= Jens NapãtôK' =

Greenlandic politician (born 1966)

Jens Napãtôᴋ, also known as Jens Napaattooq, is a Greenlandic politician. He is a member of the Inatsisartut, the parliament of Greenland, representing the Naleraq party. He was elected in 2021, made a chairman of two committees, and took a leave of absence after a video surfaced allegedly showing him threatening to attack someone in his home. He underwent treatment for alcohol, and returned to the Inatsisartut by September 2021. He was removed as chairman from his committees in April 2022. In June 2022, he was elected deputy leader of Naleraq.

== Political career ==
In 2005, Napãtôᴋ' resigned from the government after improperly using government funds to buy personal products, including beer, two packs of cigarettes, and services at a strip club. He was a member of the national board for housing, and after four years of appeals, his sentence—having to serve four months in jail and pay a fine of over 100,000 Danish kroner—was upheld, albeit with the fine somewhat reduced.

He was elected to the Inatsisartut in the 2021 election. He was elected with the Naleraq party, and was simultaneously elected to the municipal council of Avannaata.

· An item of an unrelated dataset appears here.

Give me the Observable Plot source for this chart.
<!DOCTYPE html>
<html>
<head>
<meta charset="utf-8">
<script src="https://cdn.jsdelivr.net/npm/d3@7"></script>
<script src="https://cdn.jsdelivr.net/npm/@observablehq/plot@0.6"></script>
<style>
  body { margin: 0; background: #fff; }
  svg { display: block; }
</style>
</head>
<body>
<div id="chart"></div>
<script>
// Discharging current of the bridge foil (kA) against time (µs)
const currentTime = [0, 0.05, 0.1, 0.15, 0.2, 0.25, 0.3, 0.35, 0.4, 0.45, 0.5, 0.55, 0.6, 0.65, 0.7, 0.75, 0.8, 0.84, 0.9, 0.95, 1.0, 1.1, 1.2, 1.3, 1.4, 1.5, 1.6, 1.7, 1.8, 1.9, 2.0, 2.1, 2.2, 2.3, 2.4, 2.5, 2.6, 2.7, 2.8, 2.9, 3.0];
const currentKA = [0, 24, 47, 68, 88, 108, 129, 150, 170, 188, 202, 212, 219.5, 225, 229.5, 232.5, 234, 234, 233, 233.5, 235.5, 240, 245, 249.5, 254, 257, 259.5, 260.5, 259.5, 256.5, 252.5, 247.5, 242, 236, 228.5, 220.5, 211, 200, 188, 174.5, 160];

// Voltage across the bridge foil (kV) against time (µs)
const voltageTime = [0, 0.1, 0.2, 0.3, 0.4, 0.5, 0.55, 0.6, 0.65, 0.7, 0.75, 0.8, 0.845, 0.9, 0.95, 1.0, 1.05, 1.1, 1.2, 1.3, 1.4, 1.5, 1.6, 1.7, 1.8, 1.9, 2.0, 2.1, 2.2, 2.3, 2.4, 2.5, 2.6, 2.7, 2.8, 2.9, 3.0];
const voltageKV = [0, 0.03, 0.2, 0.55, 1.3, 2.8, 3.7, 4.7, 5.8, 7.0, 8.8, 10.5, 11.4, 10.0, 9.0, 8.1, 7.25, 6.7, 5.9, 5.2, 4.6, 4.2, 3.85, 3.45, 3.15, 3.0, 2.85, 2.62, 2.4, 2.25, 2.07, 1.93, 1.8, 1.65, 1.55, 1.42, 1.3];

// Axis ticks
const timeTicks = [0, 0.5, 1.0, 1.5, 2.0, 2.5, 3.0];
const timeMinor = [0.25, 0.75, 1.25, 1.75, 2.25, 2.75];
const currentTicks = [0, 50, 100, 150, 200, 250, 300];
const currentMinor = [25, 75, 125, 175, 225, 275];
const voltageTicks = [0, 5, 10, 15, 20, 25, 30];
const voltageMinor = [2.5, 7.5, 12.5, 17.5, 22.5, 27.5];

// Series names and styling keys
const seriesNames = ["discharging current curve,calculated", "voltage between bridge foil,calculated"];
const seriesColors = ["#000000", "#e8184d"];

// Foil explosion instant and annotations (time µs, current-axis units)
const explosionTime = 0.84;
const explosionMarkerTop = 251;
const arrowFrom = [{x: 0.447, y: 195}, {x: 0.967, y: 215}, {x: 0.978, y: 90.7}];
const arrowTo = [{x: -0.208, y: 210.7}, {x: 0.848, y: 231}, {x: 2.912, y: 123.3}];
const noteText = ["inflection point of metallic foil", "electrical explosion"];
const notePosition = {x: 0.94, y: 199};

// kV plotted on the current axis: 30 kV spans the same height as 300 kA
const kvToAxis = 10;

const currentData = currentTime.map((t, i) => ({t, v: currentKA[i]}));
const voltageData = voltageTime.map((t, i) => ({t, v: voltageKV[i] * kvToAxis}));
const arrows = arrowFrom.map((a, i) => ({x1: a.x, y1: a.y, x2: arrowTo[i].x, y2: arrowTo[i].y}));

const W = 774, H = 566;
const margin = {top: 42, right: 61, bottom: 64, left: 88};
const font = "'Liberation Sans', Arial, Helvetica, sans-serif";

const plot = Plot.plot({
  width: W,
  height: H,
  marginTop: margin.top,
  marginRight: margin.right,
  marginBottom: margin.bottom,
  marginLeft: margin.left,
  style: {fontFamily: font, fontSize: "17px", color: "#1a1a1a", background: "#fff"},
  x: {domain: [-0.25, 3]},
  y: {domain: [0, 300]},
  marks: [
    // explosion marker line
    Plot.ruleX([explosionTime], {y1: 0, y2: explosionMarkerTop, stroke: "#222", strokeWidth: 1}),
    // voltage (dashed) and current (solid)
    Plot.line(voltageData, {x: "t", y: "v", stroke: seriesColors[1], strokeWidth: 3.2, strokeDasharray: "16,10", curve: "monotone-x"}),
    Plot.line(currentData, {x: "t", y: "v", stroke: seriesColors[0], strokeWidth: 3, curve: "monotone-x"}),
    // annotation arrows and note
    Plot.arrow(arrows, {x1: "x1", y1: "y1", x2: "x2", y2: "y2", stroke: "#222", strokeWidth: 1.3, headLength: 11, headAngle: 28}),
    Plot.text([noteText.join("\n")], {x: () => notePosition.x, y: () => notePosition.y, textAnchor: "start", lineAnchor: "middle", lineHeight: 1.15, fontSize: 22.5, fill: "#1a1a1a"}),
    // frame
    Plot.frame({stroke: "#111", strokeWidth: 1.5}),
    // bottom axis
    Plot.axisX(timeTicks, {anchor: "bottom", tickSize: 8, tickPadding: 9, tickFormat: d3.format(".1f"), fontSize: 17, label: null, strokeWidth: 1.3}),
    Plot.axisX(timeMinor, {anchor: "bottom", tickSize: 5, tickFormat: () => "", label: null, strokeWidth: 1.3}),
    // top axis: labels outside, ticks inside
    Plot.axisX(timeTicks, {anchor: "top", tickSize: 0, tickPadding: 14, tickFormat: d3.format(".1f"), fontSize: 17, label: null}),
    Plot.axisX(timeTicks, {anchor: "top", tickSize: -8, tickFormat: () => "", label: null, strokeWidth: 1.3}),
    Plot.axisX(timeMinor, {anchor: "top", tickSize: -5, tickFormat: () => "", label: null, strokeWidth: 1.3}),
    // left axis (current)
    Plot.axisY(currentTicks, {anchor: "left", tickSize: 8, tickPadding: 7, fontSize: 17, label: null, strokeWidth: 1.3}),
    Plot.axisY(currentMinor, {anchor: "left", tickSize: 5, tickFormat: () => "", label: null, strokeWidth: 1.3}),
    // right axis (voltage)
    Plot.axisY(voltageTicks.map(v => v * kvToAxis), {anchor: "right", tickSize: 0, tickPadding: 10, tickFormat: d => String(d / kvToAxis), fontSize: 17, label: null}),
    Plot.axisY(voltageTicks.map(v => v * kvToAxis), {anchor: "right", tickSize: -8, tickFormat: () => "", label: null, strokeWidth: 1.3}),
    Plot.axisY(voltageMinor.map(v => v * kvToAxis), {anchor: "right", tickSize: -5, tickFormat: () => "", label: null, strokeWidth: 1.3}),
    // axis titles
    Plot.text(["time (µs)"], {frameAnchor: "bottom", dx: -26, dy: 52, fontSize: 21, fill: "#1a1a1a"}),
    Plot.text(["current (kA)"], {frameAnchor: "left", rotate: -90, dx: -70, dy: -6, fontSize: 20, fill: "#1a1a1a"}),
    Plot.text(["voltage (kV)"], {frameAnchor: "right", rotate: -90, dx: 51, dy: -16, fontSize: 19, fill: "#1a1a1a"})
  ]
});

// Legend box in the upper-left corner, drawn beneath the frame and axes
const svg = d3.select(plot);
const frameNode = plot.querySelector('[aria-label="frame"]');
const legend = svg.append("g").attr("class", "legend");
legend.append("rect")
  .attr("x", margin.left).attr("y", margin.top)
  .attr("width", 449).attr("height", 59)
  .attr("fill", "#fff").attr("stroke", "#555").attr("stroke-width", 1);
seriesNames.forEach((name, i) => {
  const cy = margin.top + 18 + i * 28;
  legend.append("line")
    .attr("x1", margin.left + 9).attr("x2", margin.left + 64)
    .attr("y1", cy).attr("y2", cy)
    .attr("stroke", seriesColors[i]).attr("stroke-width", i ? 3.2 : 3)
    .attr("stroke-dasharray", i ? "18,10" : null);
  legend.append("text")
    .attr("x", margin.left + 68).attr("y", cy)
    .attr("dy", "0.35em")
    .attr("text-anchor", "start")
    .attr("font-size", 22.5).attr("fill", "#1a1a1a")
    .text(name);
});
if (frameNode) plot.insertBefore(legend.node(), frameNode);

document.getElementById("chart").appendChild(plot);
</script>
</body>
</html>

In April 2021, he applied for sick leave from the Inatsisartut due to family problems, shortly after he was appointed chairman of the committee on finance and tax. He was allegedly shown in a video threatening to attack someone at his home, and the Siumut party reported him to the police. He was then stripped of his chairmanship for the committee on finance and tax, as well as his chairmanship of the committee on fisheries. His party's chairman wished him well, saying that it was taboo to ask for help when needed. The next month, he stated that he had started treatment for alcohol, and he wished to return to the Inatsisartut once it was completed.

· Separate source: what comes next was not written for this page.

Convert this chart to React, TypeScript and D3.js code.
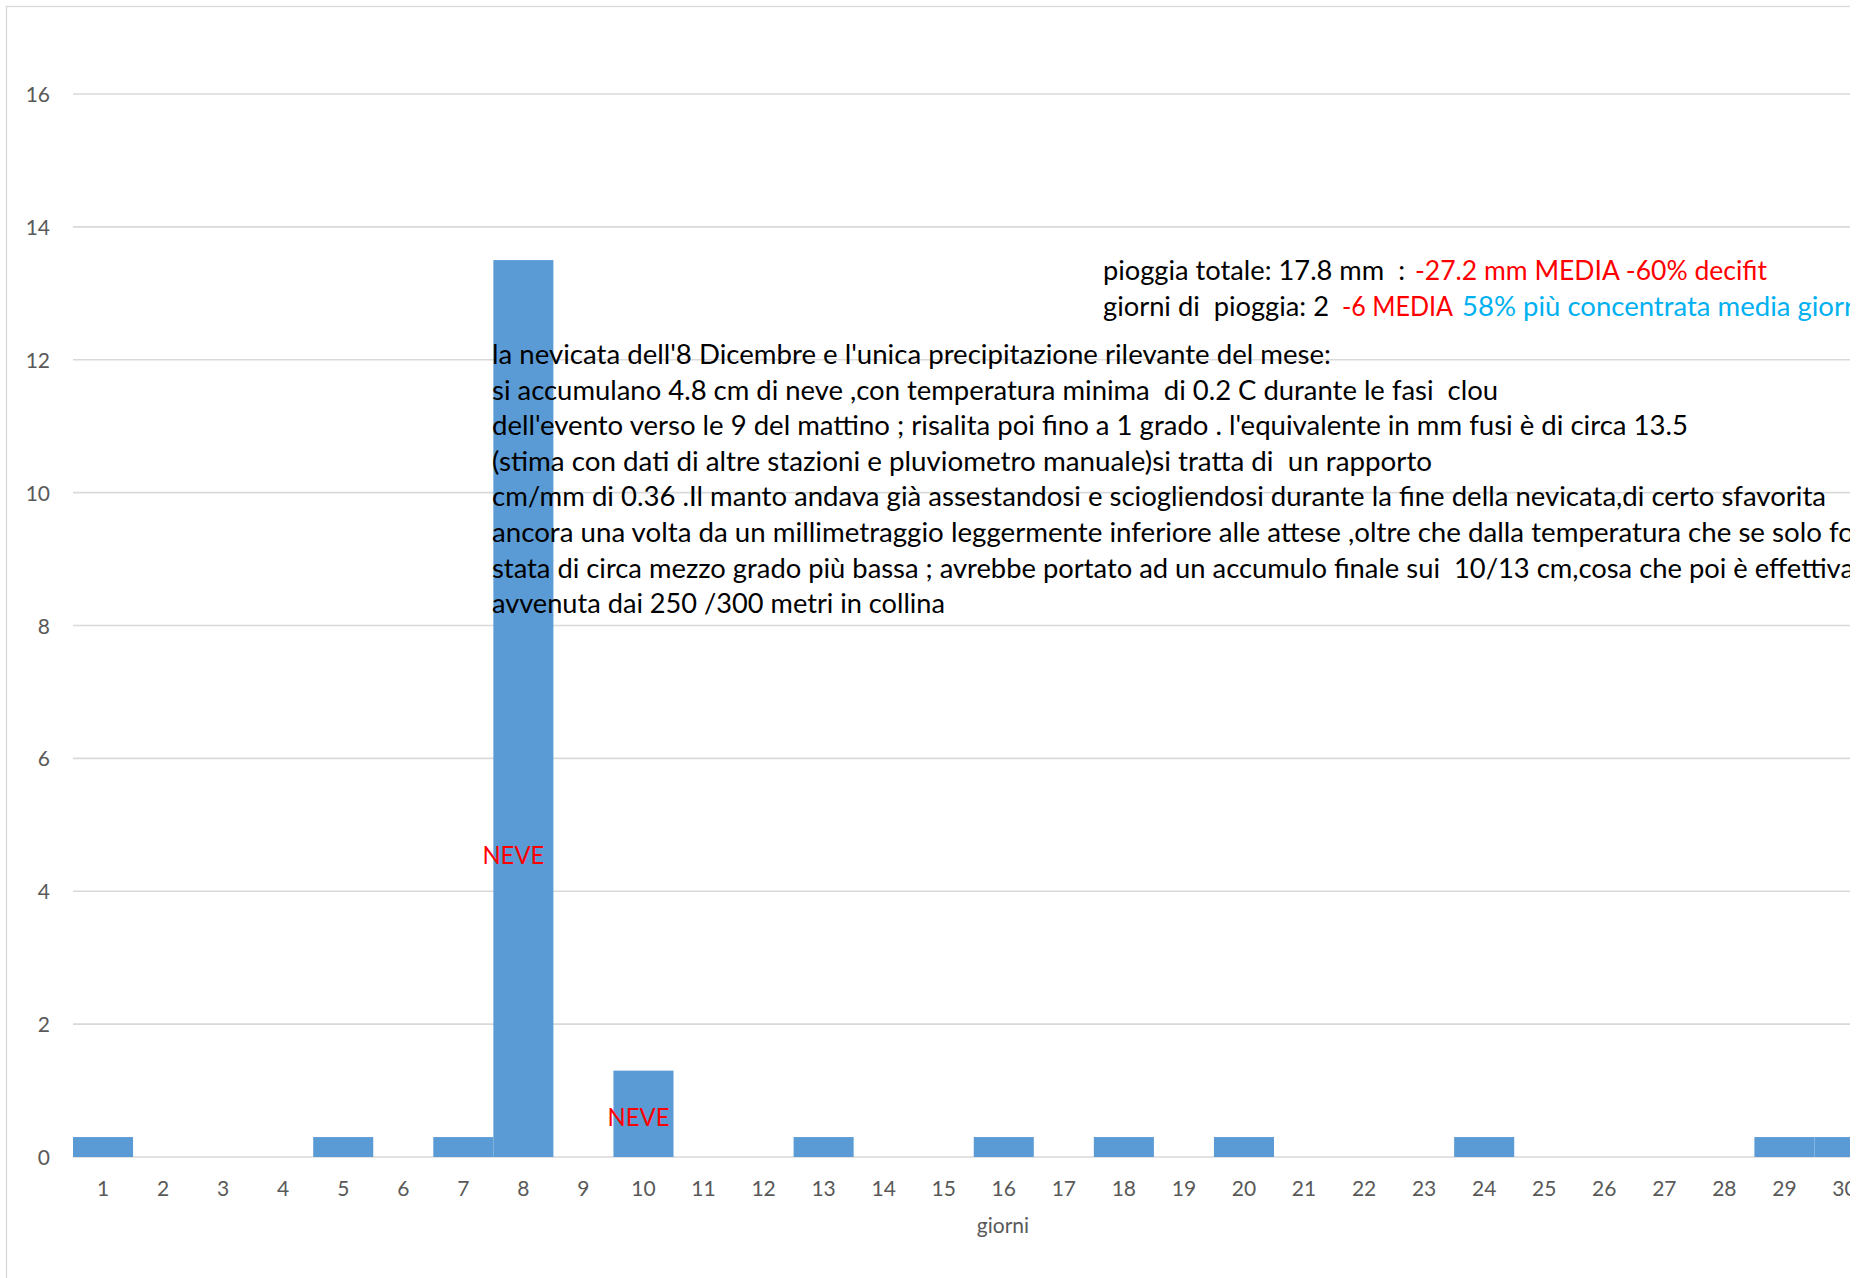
import { useEffect, useRef } from 'react';
import * as d3 from 'd3';

// daily precipitation (mm), December
const days = ['1', '2', '3', '4', '5', '6', '7', '8', '9', '10', '11', '12', '13', '14', '15',
    '16', '17', '18', '19', '20', '21', '22', '23', '24', '25', '26', '27', '28', '29', '30'];
const rainfall = [0.3, 0, 0, 0, 0.3, 0, 0.3, 13.5, 0, 1.3, 0, 0, 0.3, 0, 0, 0.3, 0, 0.3, 0, 0.3,
    0, 0, 0, 0.3, 0, 0, 0, 0, 0.3, 0.3];
const yTicks = [0, 2, 4, 6, 8, 10, 12, 14, 16];

// "NEVE" labels: day and the value where the label sits
const snowDays = ['8', '10'];
const snowLabelAt = [4.55, 0.6];

const noteLines = [
    "la nevicata dell'8 Dicembre e l'unica precipitazione rilevante del mese:",
    "si accumulano 4.8 cm di neve ,con temperatura minima  di 0.2 C durante le fasi  clou",
    "dell'evento verso le 9 del mattino ; risalita poi fino a 1 grado . l'equivalente in mm fusi è di circa 13.5",
    "(stima con dati di altre stazioni e pluviometro manuale)si tratta di  un rapporto",
    "cm/mm di 0.36 .Il manto andava già assestandosi e sciogliendosi durante la fine della nevicata,di certo sfavorita",
    "ancora una volta da un millimetraggio leggermente inferiore alle attese ,oltre che dalla temperatura che se solo fo",
    "stata di circa mezzo grado più bassa ; avrebbe portato ad un accumulo finale sui  10/13 cm,cosa che poi è effettiva",
    "avvenuta dai 250 /300 metri in collina",
];

const summaryLine1 = ['pioggia totale: 17.8 mm  :', '-27.2 mm MEDIA -60% decifit'];
const summaryLine2 = ['giorni di  pioggia: 2', '-6 MEDIA', '58% più concentrata media giorr'];

// layout (pixel widths measured on the reference)
const noteWidths = [839, 1006, 1196, 940, 1334, 1362, 1362, 453];
const FONT = 'Lato, "Open Sans", sans-serif';

const App = () => {
    const svgRef = useRef<SVGSVGElement | null>(null);

    useEffect(() => {
        if (!svgRef.current) return;
        const svg = d3.select(svgRef.current);
        svg.selectAll('*').remove();

        const width = 1872;
        const height = 1278;
        const clipRight = 1850;

        const x = d3.scaleBand<string>()
            .domain(days)
            .range([73, 73 + 30 * 60.05])
            .padding(0);

        const y = d3.scaleLinear()
            .domain([0, 16])
            .range([1157, 94]);

        svg.append('defs').append('clipPath')
            .attr('id', 'cut')
            .append('rect')
            .attr('x', 0).attr('y', 0)
            .attr('width', clipRight).attr('height', height);

        const g = svg.append('g').attr('clip-path', 'url(#cut)');

        // chart border
        g.append('rect')
            .attr('x', 6.5).attr('y', 6.5)
            .attr('width', width).attr('height', height + 20)
            .attr('fill', 'white')
            .attr('stroke', '#d9d9d9')
            .attr('stroke-width', 1.3);

        // gridlines
        g.append('g')
            .selectAll('line')
            .data(yTicks)
            .join('line')
            .attr('x1', 73)
            .attr('x2', 1882)
            .attr('y1', d => y(d))
            .attr('y2', d => y(d))
            .attr('stroke', '#d9d9d9')
            .attr('stroke-width', 1.6);

        // y tick labels
        g.append('g')
            .selectAll('text')
            .data(yTicks)
            .join('text')
            .attr('x', 50)
            .attr('y', d => y(d) + 8)
            .attr('text-anchor', 'end')
            .attr('font-family', FONT)
            .attr('font-size', 21)
            .attr('fill', '#595959')
            .text(d => d);

        // bars
        g.append('g')
            .selectAll('rect')
            .data(rainfall)
            .join('rect')
            .attr('x', (d, i) => x(days[i]) as number)
            .attr('y', d => y(d))
            .attr('width', x.bandwidth())
            .attr('height', d => y(0) - y(d))
            .attr('fill', '#5b9bd5');

        // x tick labels
        g.append('g')
            .selectAll('text')
            .data(days)
            .join('text')
            .attr('x', d => (x(d) as number) + x.bandwidth() / 2)
            .attr('y', 1196)
            .attr('text-anchor', 'middle')
            .attr('font-family', FONT)
            .attr('font-size', 21)
            .attr('fill', '#595959')
            .text(d => d);

        // axis title
        g.append('text')
            .attr('x', 1003)
            .attr('y', 1233)
            .attr('text-anchor', 'middle')
            .attr('font-family', FONT)
            .attr('font-size', 21)
            .attr('fill', '#595959')
            .text('giorni');

        // NEVE labels
        g.append('g')
            .selectAll('text')
            .data(snowDays)
            .join('text')
            .attr('x', (d, i) => (x(d) as number) + x.bandwidth() / 2 - (i === 0 ? 10 : 5))
            .attr('y', (d, i) => y(snowLabelAt[i]) + 9)
            .attr('text-anchor', 'middle')
            .attr('font-family', FONT)
            .attr('font-size', 25)
            .attr('textLength', 62)
            .attr('lengthAdjust', 'spacingAndGlyphs')
            .attr('fill', '#ff0000')
            .text('NEVE');

        // long note
        g.append('g')
            .selectAll('text')
            .data(noteLines)
            .join('text')
            .attr('x', 492)
            .attr('y', (d, i) => 364 + i * 35.6)
            .attr('font-family', FONT)
            .attr('font-size', 26)
            .attr('fill', '#000000')
            .attr('textLength', (d, i) => noteWidths[i])
            .attr('lengthAdjust', 'spacingAndGlyphs')
            .style('white-space', 'pre')
            .text(d => d);

        // summary lines
        const summary = [
            { t: summaryLine1[0], x: 1103, w: 302, y: 280, c: '#000000' },
            { t: summaryLine1[1], x: 1415, w: 352, y: 280, c: '#ff0000' },
            { t: summaryLine2[0], x: 1103, w: 226, y: 316, c: '#000000' },
            { t: summaryLine2[1], x: 1342, w: 111, y: 316, c: '#ff0000' },
            { t: summaryLine2[2], x: 1462, w: 392, y: 316, c: '#00b0f0' },
        ];
        g.append('g')
            .selectAll('text')
            .data(summary)
            .join('text')
            .attr('x', d => d.x)
            .attr('y', d => d.y)
            .attr('font-family', FONT)
            .attr('font-size', 26)
            .attr('fill', d => d.c)
            .attr('textLength', d => d.w)
            .attr('lengthAdjust', 'spacingAndGlyphs')
            .style('white-space', 'pre')
            .text(d => d.t);
    }, []);

    return (
        <svg
            ref={svgRef}
            width={1872}
            height={1278}
            style={{ position: 'absolute', left: 0, top: 0, background: 'white' }}
        />
    );
};

export default App;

He returned by September, and threatened to vote against his party's budget proposal, unless a tax on halibut were removed. He was again made chairman of both committees on his return, although a change in the coalition government in April 2022 resulted in him being replaced by Hans Aronsen (Inuit Ataqatigiit, for fisheries) and Anders Olsen (Siumut, for law). He stated that the coalition—between Inuit Ataqatigiit and Naleraq—had been a dysfunctional partnership; that Inuit Ataqatigiit often refused to take responsibility; and that there was no notice that their coalition was ending and would be replaced by an Inuit Ataqatigiit–Siumut partnership. In June, Hans Enoksen resigned as the leader of Naleraq, and Napãtôᴋ' and Pele Broberg were nominated to succeed him. Napãtôᴋ' declined to serve as the party's leader for personal reasons, but he was elected as deputy leader without opposition.